Donal Ryan – The Latest Candidate for Patron Saint of Unpublished Authors

Let’s hear it for Donal Ryan – The Latest Candidate for Patron Saint of Unpublished Authors

We’ve all got our favourite stories of authors that overcame crushing rejection to be finally vindicated by literary or commercial success. The website Literary Rejections documents hundreds of rejections that probably still keep publishers and agents up at night, pining for a second chance at Lolita (“I recommend that it be buried under a stone for a thousand years.”), or even Chicken Soup for the Soul (“Anthologies don’t sell.”). Every aspiring author thinking about giving up should visit the site for solace and inspiration.

Now, into the Parthenon of the finally vindicated author, steps Irishman Donal Ryan, a 36 year old civil servant from Limerick who writes in his spare time. His manuscript for The Spinning Heart was rejected 47 times, and that was his second book, the first was probably filed away in a sock drawer somewhere. According to the Irish Independent, his manuscript was only noticed after an intern pulled it out of the slush pile at Dublin’s Lilliput Press and “raved about it” to the boss, Andrew Farrell.

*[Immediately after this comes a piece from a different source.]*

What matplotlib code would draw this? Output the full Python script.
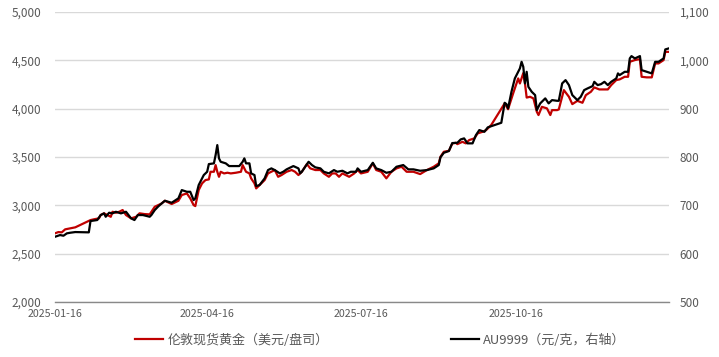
import numpy as np
import pandas as pd
import matplotlib
matplotlib.use('Agg')
import matplotlib.pyplot as plt
import matplotlib.dates as mdates
from matplotlib.ticker import FuncFormatter

plt.rcParams['font.family'] = ['Noto Sans CJK SC', 'DejaVu Sans']

#%% data
# London spot gold, USD/oz (left axis)
red_dates = [
    '2025-01-16', '2025-01-18', '2025-01-20', '2025-01-22', '2025-01-25', '2025-01-28',
    '2025-02-06', '2025-02-08', '2025-02-11', '2025-02-12', '2025-02-14', '2025-02-16',
    '2025-02-18', '2025-02-19', '2025-02-21', '2025-02-23', '2025-02-25', '2025-02-27',
    '2025-03-02', '2025-03-05', '2025-03-07', '2025-03-10', '2025-03-13', '2025-03-14',
    '2025-03-16', '2025-03-18', '2025-03-20', '2025-03-22', '2025-03-26', '2025-03-30',
    '2025-04-01', '2025-04-04', '2025-04-06', '2025-04-08', '2025-04-09', '2025-04-11',
    '2025-04-13', '2025-04-15', '2025-04-17', '2025-04-18', '2025-04-20', '2025-04-21',
    '2025-04-22', '2025-04-23', '2025-04-24', '2025-04-26', '2025-04-28', '2025-04-30',
    '2025-05-03', '2025-05-06', '2025-05-07', '2025-05-09', '2025-05-11', '2025-05-12',
    '2025-05-14', '2025-05-15', '2025-05-16', '2025-05-18', '2025-05-20', '2025-05-22',
    '2025-05-24', '2025-05-26', '2025-05-28', '2025-05-30',
    '2025-06-02', '2025-06-05', '2025-06-07', '2025-06-09', '2025-06-11', '2025-06-14',
    '2025-06-16', '2025-06-19', '2025-06-22', '2025-06-24', '2025-06-27', '2025-06-29',
    '2025-07-01', '2025-07-03', '2025-07-05', '2025-07-07', '2025-07-09', '2025-07-12',
    '2025-07-14', '2025-07-16', '2025-07-20', '2025-07-23', '2025-07-25', '2025-07-28',
    '2025-07-31',
    '2025-08-03', '2025-08-06', '2025-08-09', '2025-08-12', '2025-08-16', '2025-08-20',
    '2025-08-24', '2025-08-28', '2025-08-31',
    '2025-09-01', '2025-09-03', '2025-09-06', '2025-09-08', '2025-09-10', '2025-09-11',
    '2025-09-14', '2025-09-16', '2025-09-18', '2025-09-21', '2025-09-23', '2025-09-26',
    '2025-09-28',
    '2025-10-01', '2025-10-09', '2025-10-11', '2025-10-14', '2025-10-16', '2025-10-17',
    '2025-10-18', '2025-10-20', '2025-10-21', '2025-10-22', '2025-10-24', '2025-10-26',
    '2025-10-28', '2025-10-29', '2025-10-31',
    '2025-11-03', '2025-11-05', '2025-11-06', '2025-11-09', '2025-11-10', '2025-11-13',
    '2025-11-16', '2025-11-18', '2025-11-21', '2025-11-24', '2025-11-26', '2025-11-29',
    '2025-12-01', '2025-12-04', '2025-12-09', '2025-12-11', '2025-12-14', '2025-12-16',
    '2025-12-19', '2025-12-21', '2025-12-22', '2025-12-25', '2025-12-27', '2025-12-28',
    '2025-12-29',
    '2026-01-01', '2026-01-04', '2026-01-06', '2026-01-08', '2026-01-11', '2026-01-12',
    '2026-01-14']
red_vals = [
    2711, 2724, 2721, 2752, 2762, 2773,
    2848, 2856, 2866, 2900, 2918, 2900,
    2882, 2934, 2924, 2934, 2952, 2900,
    2866, 2882, 2918, 2910, 2907, 2934,
    2986, 3003, 3019, 3048, 3014, 3048,
    3107, 3124, 3073, 3003, 2993, 3159,
    3228, 3262, 3269, 3348, 3348, 3417,
    3348, 3296, 3348, 3331, 3338, 3331,
    3338, 3348, 3417, 3348, 3331, 3280,
    3228, 3176, 3193, 3228, 3262, 3331,
    3348, 3366, 3296, 3314,
    3348, 3366, 3348, 3314, 3348, 3428,
    3383, 3366, 3366, 3331, 3296, 3331,
    3331, 3296, 3331, 3314, 3296, 3331,
    3366, 3331, 3348, 3435, 3366, 3348,
    3280,
    3348, 3383, 3400, 3348, 3348, 3324,
    3366, 3400, 3435,
    3503, 3555, 3565, 3640, 3648, 3634,
    3658, 3642, 3676, 3693, 3745, 3762,
    3779,
    3831, 4056, 3995, 4159, 4262, 4314,
    4262, 4369, 4262, 4116, 4124, 4107,
    3969, 3935, 4020,
    4004, 3935, 3986, 3986, 3993, 4193,
    4124, 4048, 4082, 4062, 4141, 4176,
    4221, 4200, 4200, 4245, 4297, 4304,
    4331, 4331, 4486, 4504, 4511, 4511,
    4331,
    4325, 4325, 4469, 4469, 4504, 4589,
    4589]

# AU9999, CNY/g (right axis)
au_dates = [
    '2025-01-16', '2025-01-19', '2025-01-21', '2025-01-23', '2025-01-25', '2025-01-28',
    '2025-02-05', '2025-02-06', '2025-02-10', '2025-02-12', '2025-02-14', '2025-02-15',
    '2025-02-17', '2025-02-19', '2025-02-21', '2025-02-24', '2025-02-27',
    '2025-03-02', '2025-03-04', '2025-03-06', '2025-03-09', '2025-03-13', '2025-03-14',
    '2025-03-16', '2025-03-18', '2025-03-20', '2025-03-22', '2025-03-26', '2025-03-30',
    '2025-04-01', '2025-04-04', '2025-04-06', '2025-04-08', '2025-04-09', '2025-04-11',
    '2025-04-14', '2025-04-16', '2025-04-17', '2025-04-20', '2025-04-21', '2025-04-22',
    '2025-04-23', '2025-04-24', '2025-04-27', '2025-04-29',
    '2025-05-05', '2025-05-07', '2025-05-08', '2025-05-09', '2025-05-11', '2025-05-12',
    '2025-05-14', '2025-05-15', '2025-05-17', '2025-05-20', '2025-05-22', '2025-05-24',
    '2025-05-26', '2025-05-29', '2025-05-31',
    '2025-06-02', '2025-06-06', '2025-06-09', '2025-06-10', '2025-06-11', '2025-06-13',
    '2025-06-15', '2025-06-17', '2025-06-19', '2025-06-22', '2025-06-24', '2025-06-27',
    '2025-06-30',
    '2025-07-02', '2025-07-05', '2025-07-08', '2025-07-10', '2025-07-13', '2025-07-14',
    '2025-07-16', '2025-07-20', '2025-07-23', '2025-07-25', '2025-07-28', '2025-07-31',
    '2025-08-03', '2025-08-06', '2025-08-10', '2025-08-13', '2025-08-16', '2025-08-20',
    '2025-08-24', '2025-08-28', '2025-08-31',
    '2025-09-01', '2025-09-03', '2025-09-06', '2025-09-08', '2025-09-11', '2025-09-13',
    '2025-09-15', '2025-09-17', '2025-09-20', '2025-09-22', '2025-09-24', '2025-09-27',
    '2025-09-29',
    '2025-10-07', '2025-10-09', '2025-10-10', '2025-10-11', '2025-10-13', '2025-10-15',
    '2025-10-18', '2025-10-19', '2025-10-20', '2025-10-21', '2025-10-22', '2025-10-23',
    '2025-10-25', '2025-10-27', '2025-10-28', '2025-10-30',
    '2025-11-02', '2025-11-04', '2025-11-06', '2025-11-09', '2025-11-10', '2025-11-12',
    '2025-11-14', '2025-11-16', '2025-11-18', '2025-11-20', '2025-11-21', '2025-11-23',
    '2025-11-25', '2025-11-27', '2025-11-30',
    '2025-12-01', '2025-12-03', '2025-12-05', '2025-12-07', '2025-12-09', '2025-12-11',
    '2025-12-14', '2025-12-15', '2025-12-16', '2025-12-19', '2025-12-21', '2025-12-22',
    '2025-12-23', '2025-12-25', '2025-12-27', '2025-12-28', '2025-12-29',
    '2026-01-01', '2026-01-04', '2026-01-06', '2026-01-08', '2026-01-11', '2026-01-12',
    '2026-01-14']
au_vals = [
    635.1, 638.6, 637.2, 642.1, 643.4, 644.8,
    644.2, 667.6, 669.7, 680.0, 683.5, 676.5,
    684.8, 683.5, 686.8, 683.5, 686.8,
    673.2, 669.7, 680.0, 680.0, 676.5, 680.0,
    690.3, 697.6, 703.8, 709.6, 705.5, 714.6,
    731.7, 728.2, 728.2, 711.0, 714.6, 742.1,
    762.8, 769.6, 785.5, 787.0, 804.1, 824.8,
    797.3, 790.3, 787.0, 781.4,
    781.4, 790.3, 797.3, 787.0, 787.0, 766.3,
    762.8, 740.0, 742.1, 755.9, 773.1, 776.6,
    773.1, 766.3, 769.6,
    774.6, 781.4, 776.6, 766.3, 769.6, 780.0,
    790.3, 783.5, 778.7, 776.6, 769.6, 766.3,
    773.1,
    769.6, 771.7, 766.3, 769.6, 769.6, 776.6,
    769.6, 773.1, 788.2, 776.6, 773.1, 767.5,
    769.6, 780.0, 783.5, 774.6, 774.6, 771.7,
    773.1, 776.6, 783.5,
    799.4, 808.9, 812.5, 829.0, 829.6, 836.6,
    838.7, 828.4, 828.4, 845.5, 855.9, 852.3,
    861.5,
    871.0, 912.4, 909.7, 900.8, 935.1, 962.8,
    983.5, 997.2, 986.8, 952.5, 976.5, 945.5,
    935.1, 928.3, 897.2, 911.1,
    921.5, 911.1, 917.9, 916.5, 916.5, 952.5,
    959.3, 949.0, 928.3, 921.5, 917.9, 924.8,
    938.6, 942.1, 946.9,
    955.8, 949.0, 951.0, 955.8, 949.0, 955.8,
    962.8, 973.2, 969.7, 976.5, 976.5, 1004.2,
    1009.0, 1004.2, 1007.5, 1009.0, 980.0,
    976.5, 973.2, 997.2, 997.2, 1004.2, 1022.8,
    1024.9]

tick_dates = ['2025-01-16', '2025-04-16', '2025-07-16', '2025-10-16']
red_label = '伦敦现货黄金（美元/盘司）'
au_label = 'AU9999（元/克，右轴）'

#%% plot
txt_col = '#595959'
grid_col = '#D9D9D9'

fig = plt.figure(figsize=(7.19, 3.57), dpi=100)
ax = fig.add_axes([0.0765, 0.154, 0.8535, 0.812])
ax2 = ax.twinx()

l1, = ax.plot(pd.to_datetime(red_dates), red_vals, color='#C00000', lw=1.6, zorder=3)
l2, = ax2.plot(pd.to_datetime(au_dates), au_vals, color='black', lw=1.6, zorder=4)

ax.set_ylim(2000, 5000)
ax.set_yticks(np.arange(2000, 5001, 500))
ax.yaxis.set_major_formatter(FuncFormatter(lambda v, p: '{:,.0f}'.format(v)))
ax2.set_ylim(500, 1100)
ax2.set_yticks(np.arange(500, 1101, 100))
ax2.yaxis.set_major_formatter(FuncFormatter(lambda v, p: '{:,.0f}'.format(v)))

ax.set_xlim(pd.Timestamp('2025-01-16'), pd.Timestamp('2026-01-14'))
ax.set_xticks(pd.to_datetime(tick_dates))
ax.xaxis.set_major_formatter(mdates.DateFormatter('%Y-%m-%d'))

ax.grid(axis='y', color=grid_col, lw=1.0)
ax.set_axisbelow(True)
for a in (ax, ax2):
    for s in ('top', 'left', 'right', 'bottom'):
        a.spines[s].set_visible(False)
ax.spines['bottom'].set_visible(True)
ax.spines['bottom'].set_color('#898989')
ax.spines['bottom'].set_linewidth(1.0)

ax.tick_params(axis='y', length=0, pad=10, labelsize=8.5, labelcolor=txt_col)
ax.tick_params(axis='x', length=0, pad=5, labelsize=7.7, labelcolor=txt_col)
ax2.tick_params(axis='y', length=0, pad=8, labelsize=8.5, labelcolor=txt_col)

fig.legend([l1, l2], [red_label, au_label], loc='lower center', ncol=2,
           bbox_to_anchor=(0.529, -0.005), frameon=False, fontsize=9.4,
           handlelength=2.15, columnspacing=9.4, handletextpad=0.3,
           labelcolor=txt_col)

fig.savefig('out.png', dpi=100)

Farrell thought enough about it to make an offer, and, after Lilliput agreed to publish it, Doubleday Ireland wanted in on the action. Donal went from sitting by the window, waiting for the postman to arrive dragging the usual canvas sack of rejections and bills, to having a co-publishing deal with two respected publishers. In 2012, Lilliput published The Spinning Heart in hardback, and Doubleday did the same in paperback.

The Shining Heart went on to win Ireland’s Bord Gáis Energy Book of the Year prize, and last month it was longlisted for the Man Booker Prize. Longlist in this case is a bit of a misnomer, because the Mar Booker list has only 13 titles.

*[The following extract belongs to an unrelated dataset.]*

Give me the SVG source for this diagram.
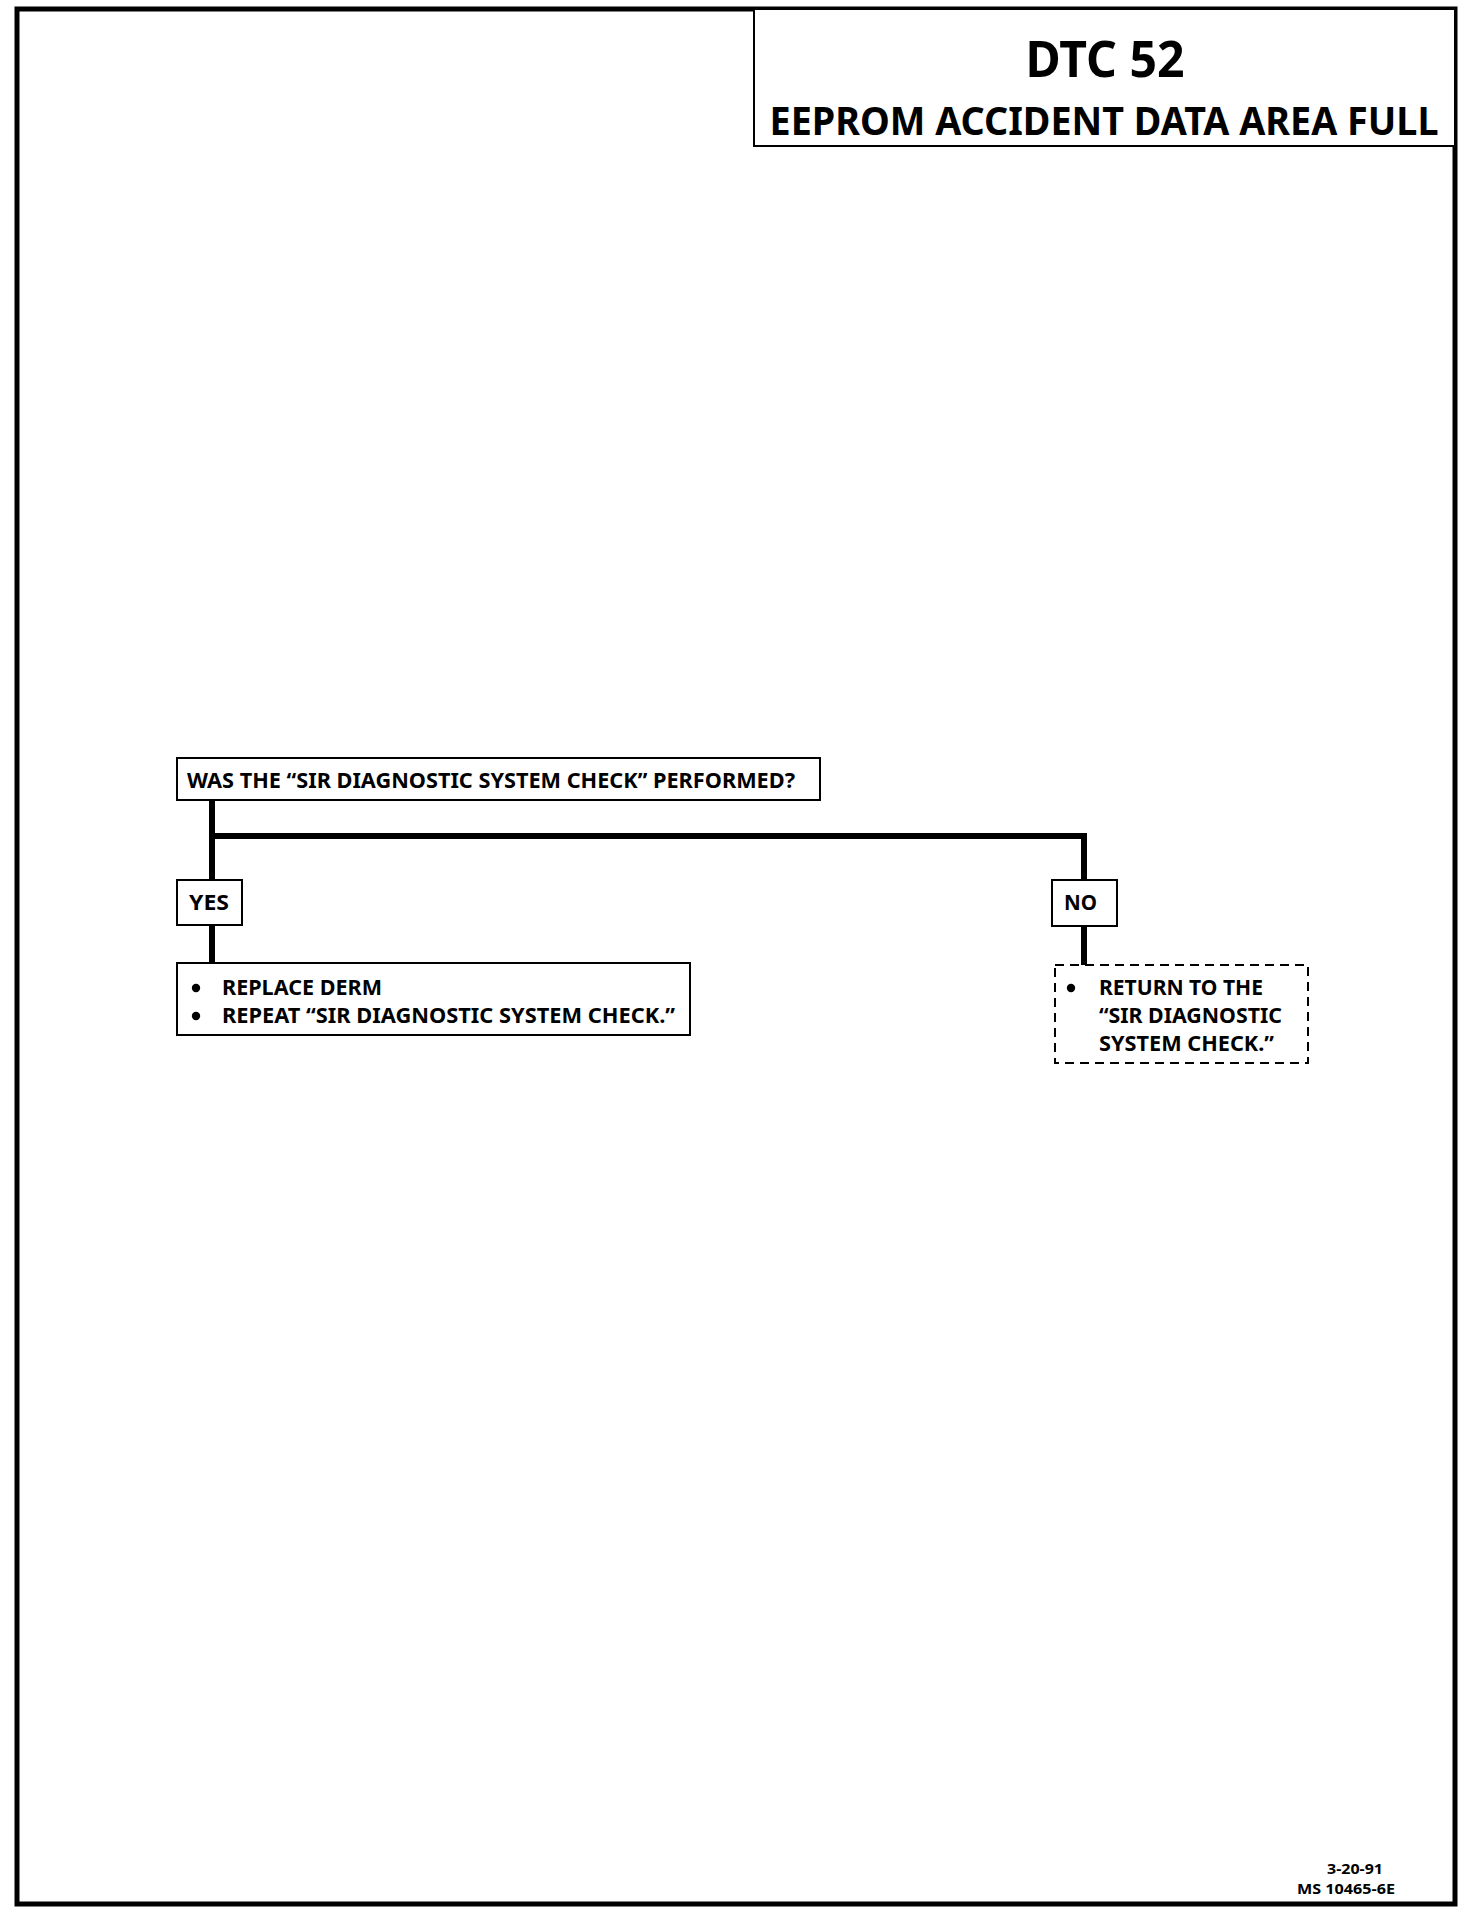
<svg xmlns="http://www.w3.org/2000/svg" width="1472" height="1914" viewBox="0 0 1472 1914">
<style>
text{font-family:"Noto Sans","Open Sans","Liberation Sans",sans-serif;font-weight:bold;fill:#000}
.box{fill:#fff;stroke:#000;stroke-width:2}
.dash{fill:#fff;stroke:#000;stroke-width:2;stroke-dasharray:9 6}
.conn{fill:none;stroke:#000;stroke-width:6}
.t{font-size:21px}
</style>
<rect x="0" y="0" width="1472" height="1914" fill="#fff"/>
<rect id="frame" x="17" y="9" width="1438" height="1895" fill="none" stroke="#000" stroke-width="5"/>
<g id="title">
<rect class="box" x="754" y="9" width="701" height="137"/>
<text x="1105" y="77" font-size="50" text-anchor="middle" textLength="159" lengthAdjust="spacingAndGlyphs">DTC 52</text>
<text x="1104" y="135" font-size="39" text-anchor="middle" textLength="669" lengthAdjust="spacingAndGlyphs">EEPROM ACCIDENT DATA AREA FULL</text>
</g>
<g id="connectors">
<polyline class="conn" points="212,800 212,880"/>
<polyline class="conn" points="212,836 1084,836 1084,880"/>
<line class="conn" x1="212" y1="925" x2="212" y2="963"/>
<line class="conn" x1="1084" y1="926" x2="1084" y2="965"/>
</g>
<g id="question">
<rect class="box" x="177" y="758" width="643" height="42"/>
<text class="t" x="187" y="788" textLength="608" lengthAdjust="spacingAndGlyphs">WAS THE “SIR DIAGNOSTIC SYSTEM CHECK” PERFORMED?</text>
</g>
<g id="yes">
<rect class="box" x="177" y="880" width="65" height="45"/>
<text class="t" x="189" y="910" textLength="40" lengthAdjust="spacingAndGlyphs">YES</text>
</g>
<g id="no">
<rect class="box" x="1052" y="880" width="65" height="46"/>
<text class="t" x="1064" y="910" textLength="33" lengthAdjust="spacingAndGlyphs">NO</text>
</g>
<g id="replace">
<rect class="box" x="177" y="963" width="513" height="72"/>
<circle cx="196" cy="988" r="4.2"/>
<circle cx="196" cy="1016" r="4.2"/>
<text class="t" x="222" y="995" textLength="160" lengthAdjust="spacingAndGlyphs">REPLACE DERM</text>
<text class="t" x="222" y="1023" textLength="453" lengthAdjust="spacingAndGlyphs">REPEAT “SIR DIAGNOSTIC SYSTEM CHECK.”</text>
</g>
<g id="return">
<rect class="dash" x="1055" y="965" width="253" height="98"/>
<circle cx="1071" cy="988" r="4.2"/>
<text class="t" x="1099" y="995" textLength="164" lengthAdjust="spacingAndGlyphs">RETURN TO THE</text>
<text class="t" x="1099" y="1023" textLength="183" lengthAdjust="spacingAndGlyphs">“SIR DIAGNOSTIC</text>
<text class="t" x="1099" y="1051" textLength="175" lengthAdjust="spacingAndGlyphs">SYSTEM CHECK.”</text>
</g>
<g id="footer">
<text x="1355" y="1874" font-size="15" text-anchor="middle" textLength="56" lengthAdjust="spacingAndGlyphs">3-20-91</text>
<text x="1346" y="1894" font-size="15" text-anchor="middle" textLength="98" lengthAdjust="spacingAndGlyphs">MS 10465-6E</text>
</g>
</svg>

In an interview for last year’s Dublin Book Festival, Donal mused about the best and worst things about writing. He said, “The worst thing about writing, so far, is rejection. Months and years of unread manuscripts; unanswered letters; emails floating ignored in the ether; crushed hopes; politely delivered heartbreak.”

Now, doesn’t that ring a bell? If you’re not up to fifty rejections, you’re not even trying.